Se il disciplinare di produzione prevede la presenza di vitigni complementari a bacca bianca, purché non aromatici, per una quota del 10%, oggi i produttori della zona tendono a vinificare in purezza il Lugana esclusivamente con uve Turbiana. Un atto dovuto a un vitigno che ha dimostrato di avere in questo terroir risorse insperate per una varietà di Trebbiano. L’attuale disciplinare di produzione prevede ben cinque tipologie di Lugana: la versione “Base”, il Superiore, la Riserva, la Vendemmia Tardiva e lo Spumante.
Il Lugana “Base” è il motore produttivo di tutta la denominazione, il suo mattone fondamentale, l’ago qualitativo della zona: il suo volano produttivo copre quasi il 90% della Doc. Presenta un colore giallo paglierino tenue con riflessi verdognoli; i profumi, delicati, quasi accennati, offrono sensazioni floreali miste a note di mandorla; il gusto è garbato, stilizzato, definito, teso e gustoso.
Introdotto nel disciplinare di produzione a partire dal 1998, il Lugana Superiore, che per definirsi tale in etichetta deve essere sottoposto a un periodo di invecchiamento o affinamento di almeno un anno a partire dalla vendemmia, presenta un profilo più variegato e complesso: il colore ha riflessi più dorati; i profumi, più articolati, offrono sentori di erbe di campo, di clorofilla, di mela matura, di agrume (mandarino in primis), uniti a note di nocciola o spezie con il passaggio nel legno (oggi sempre meno nuovo e tostato, e più grande in capacità); il palato, di maggior struttura, è sorretto da un’acidità viva e tonica, ed è attraversato da una sapidità di matrice minerale che sa conferire intriganti sfumature “salate” al vino.
Il Lugana Riserva, introdotto nel disciplinare di produzione con l’ultima modifica del 2011, è la naturale evoluzione della tipologia Superiore: deve invecchiare o affinarsi per almeno 24 mesi, di cui 6 in bottiglia, ha toni cromatici più accesi, profumi più evoluti e complessi, con note affumicate di pietra focaia e riflessi balsamici, una mineralità più calda al palato, ma parimenti avvolgente, sapida e persistente.

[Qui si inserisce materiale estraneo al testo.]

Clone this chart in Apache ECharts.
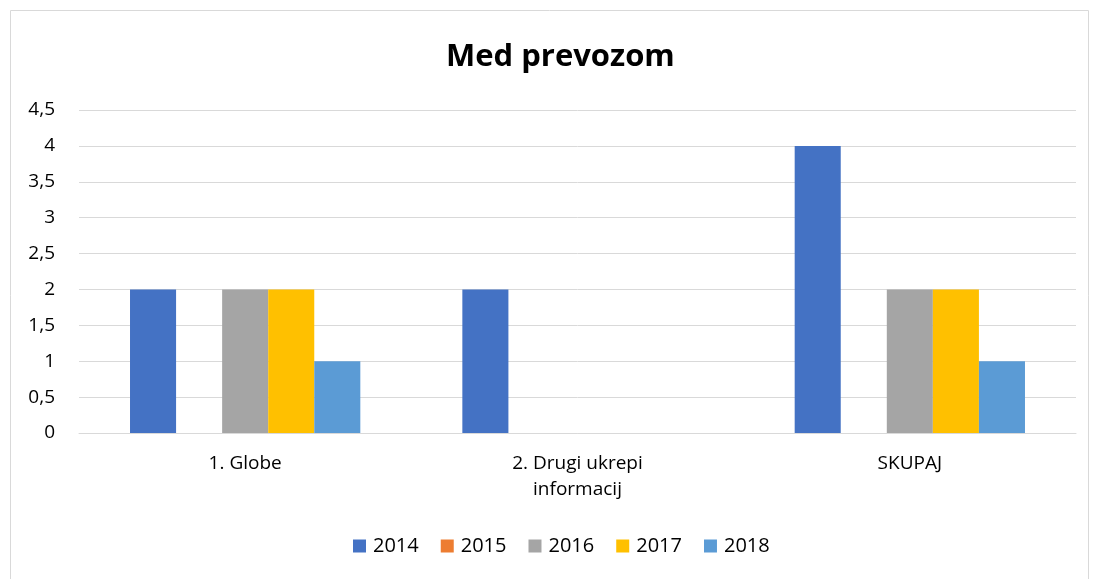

La longevità di queste versioni “secche” e “ferme” varia da tipologia a tipologia, ma anche da stile a stile: oggi che la produzione è sempre più orientata a vinificazioni in acciaio e “sur lie” (soste prolungate del vino sui propri lieviti per aumentarne corpo e sapore), nonché ad affinamenti misti (parte in acciaio e parte in legno) per le selezioni più importanti (siano esse Superiore o Riserva), il Lugana si scopre ancora più longevo rispetto al precedente passato. La versione “base” può così rimanere in cantina anche per due-tre anni mentre le versioni Superiore e Riserva hanno una potenzialità evolutiva che può tranquillamente dipanarsi lungo una decina d’anni.
La novità è senz’altro rappresentata dal Vendemmia Tardiva, un Lugana diverso, più “sperimentale”, lontano però dalla dolce viscosità di un passito tradizionale. Questo Lugana viene infatti ottenuto con una “surmaturazione” in pianta attraverso una raccolta tardiva delle uve tra la fine di ottobre e l’inizio di novembre, senza ulteriori appassimenti in fruttaio. Queste uve più ricche e concentrate conferiscono al Lugana un profilo tendenzialmente “tardivo”, quindi più morbido e denso, ma non eccessivamente dolce, dove il residuo zuccherino viene efficacemente bilanciato dall’acidità sul modello delle Vendange Tardive alsaziane o delle Spätlese tedesche.
La versione Spumante, introdotta nel disciplinare di produzione a partire dal 1975, rappresenta invece, al di là dell’esiguità dei numeri produttivi, una tradizione consolidata. Si narra infatti, anzi lo racconta Camillo Pelizzari nel suo fondamentale La Lugana e il suo vino (1942), che sul finire dell’Ottocento un gruppo d’industriali della Champagne, in visita a San Martino della Battaglia, tentarono senza grande successo (a causa della scarsa produzione) d’investire sulla spumantizzazione del Lugana, volendo addirittura creare a Rivoltella una cantina per la produzione di uno spumante a metodo classico sul modello della Champagne.
Oggi il Lugana Spumante è prodotto sia con il metodo Charmat o Martinotti (presa di spuma in autoclave) sia con il metodo classico (rifermentazione in bottiglia). Nel primo caso il quadro organolettico è improntato a una maggior semplicità e freschezza, con profumi primari di agrume (cedro in primis) e un perlage più cremoso e generoso, mentre nel secondo il profilo diventa più raffinato e complesso, con un bouquet più elegante e dinamico, e un perlage più aggraziato e “croccante”.